Tim coined a new phrase for me: parentnoia. Over the last several months, fearful thoughts & ideas have crept into my mind at times when I'm most vulnerable (in the car alone, in the shower alone, folding laundry alone). Get the idea? ALONE. So before I can say, "Mommy!" three types of thoughts dig into my melon:
1. Something terrible is happening to the baby.
2. Something terrible is happening to Tim.
3. Something terrible is happening to the baby and Tim.
Examples:
1. Why hasn't the baby started kicking yet? Is this position too uncomfortable for the baby? Am I cutting off circulation? What if I slip and land on my stomach?
2. What if Tim was in a car accident? I'd be left all alone to take care of our baby. What if he got sick and couldn't work anymore, who would watch the baby so I could work? What if being a parent stressed him out so much that we just drifted apart?
3. What if something happened to me, and Tim had to raise the baby alone? What if something happened to both Tim & the baby?? I'd be alone, alone, ALONE!

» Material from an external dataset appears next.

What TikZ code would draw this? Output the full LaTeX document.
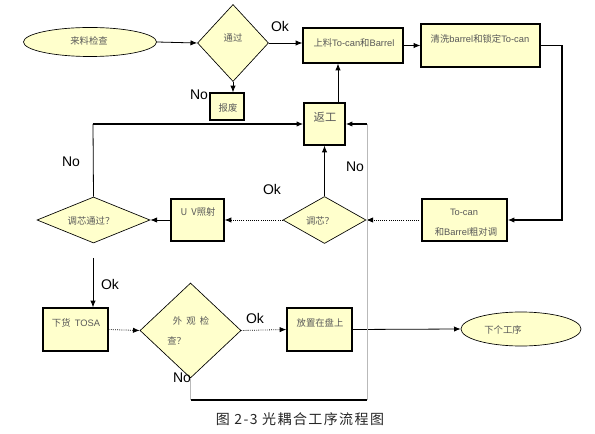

You know what comes next. I think these thoughts for about thirty seconds before tears are coming down--yikes! At this point, I have 2 choices: I can either find a sad song on the radio (break-up songs work well) and really start wailing, or ...
I tell myself that God will take care of the baby, Tim, and me, and that our kid would never be left alone. I say out loud, "You're only doing this because of the hormones or something, and this is natural." I remind myself how much Tim would laugh at me if he saw me. After a minute, I dry my eyes, sniffle, and I'm good as new. It gets easier to handle each time it happens. So, whether you're pregnant or not, remember: when you think you're alone, you're not. Dry them tears, wash your face, and finish up that laundry!